The Alaska National Guard, in a release, said the bus was removed using a heavy-lift helicopter. The crew ensured the safety of a suitcase with sentimental value to the McCandless family, the release states. It doesn’t describe that item further.
Feige, in a release, said the bus will be kept in a secure location while her department weighs various options for what to do with it.
The Long-Abandoned Fairbanks City Bus Became Famous by the 1996 Book
“We encourage people to enjoy Alaska’s wild areas safely, and we understand the hold this bus has had on the popular imagination,” she said in a release. “However, this is an abandoned and deteriorating vehicle that was requiring dangerous and costly rescue efforts. More importantly, it was costing some visitors their lives.”

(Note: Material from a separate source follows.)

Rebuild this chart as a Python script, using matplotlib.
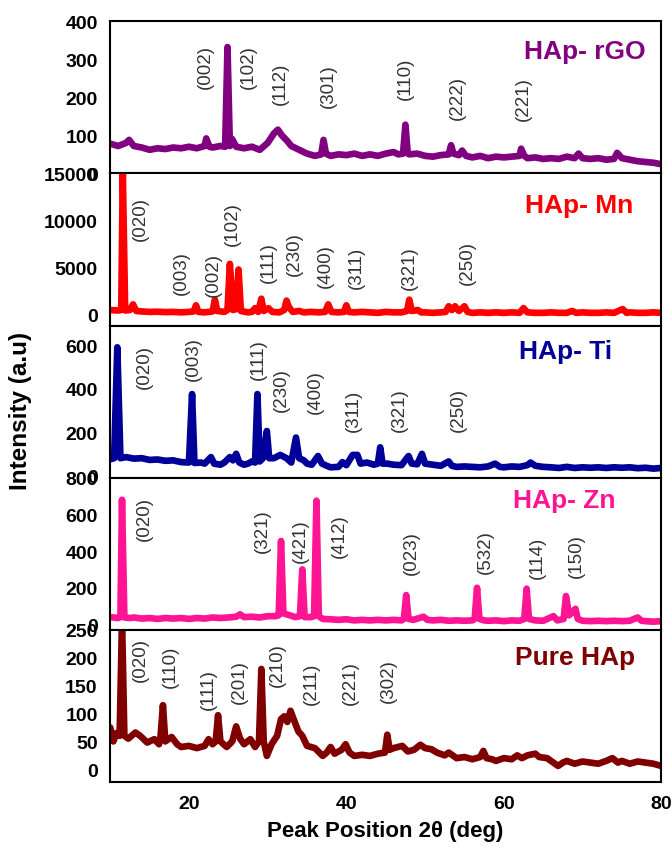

McCandless, a 24-year-old from Virginia, was prevented from seeking help by the swollen banks of the Teklanika River. He died of starvation in the bus in 1992, and wrote in a journal about living in the bus for 114 days, right up to his death.
The long-abandoned Fairbanks city bus became famous by the 1996 book “Into the Wild” by Jon Krakauer, and a 2007 Sean Penn-directed movie of the same name.
The Department of Natural Resources said the 1940s-era bus had been used by a construction company to house employees during work on an access road in the area and was abandoned when the work was finished in 1961.
In March, officials in the Denali Borough based in Healy, about 25 miles from the bus, voted unanimously to be rid of it.